Reducing Dimensional Complexity: A Practical Approach
To overcome the curse of dimensionality, data scientists often use techniques to reduce the
number of dimensions while retaining as much useful information as possible. One common
method is Principal Component Analysis (PCA), which transforms the original variables into a
smaller set of uncorrelated components, capturing the most variance in the data[11]. By reducing the dimensionality, PCA can make models faster and more
efficient, without sacrificing much predictive power.
Another example comes from marketing analytics, where businesses collect data on customer demographics, purchase history, browsing behavior, social media interactions, and more[12][13][14]. With dozens or even hundreds of variables, the analysis can become overwhelming. By using dimensionality reduction techniques, businesses can focus on the most impactful variables, such as customer segments based on spending behavior or product preferences. This enables more efficient targeting of marketing campaigns, saving time and resources.

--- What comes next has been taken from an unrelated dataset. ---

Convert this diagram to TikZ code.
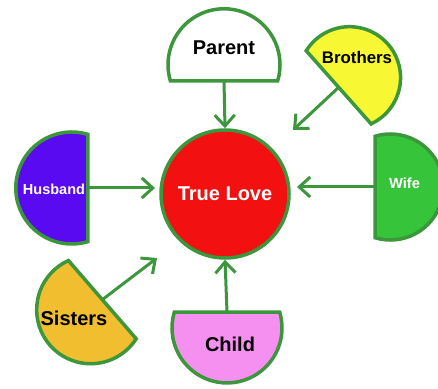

Balancing Data and Model Complexity
In some cases, focusing on fewer but more meaningful features can not only reduce
computational costs but also improve model interpretability[15]. For instance,
in fraud detection, adding too many irrelevant features can dilute the signal needed to detect
fraudulent behavior[16]. By carefully selecting only
the most relevant variables, businesses can build faster models that are easier to interpret, which
is crucial when dealing with regulatory scrutiny.
When Less is More
The curse of dimensionality reminds us that more data isn't always better - especially if it
means introducing irrelevant or redundant features that slow down model training, increase costs,
and reduce predictive accuracy. Sometimes, reducing dimensional complexity is not only more
efficient but also more effective. By focusing on the most valuable features, businesses can
achieve faster, cheaper, and more accurate data-driven insights. In an era of big data, the ability
to filter out noise and focus on what truly matters is more important than ever.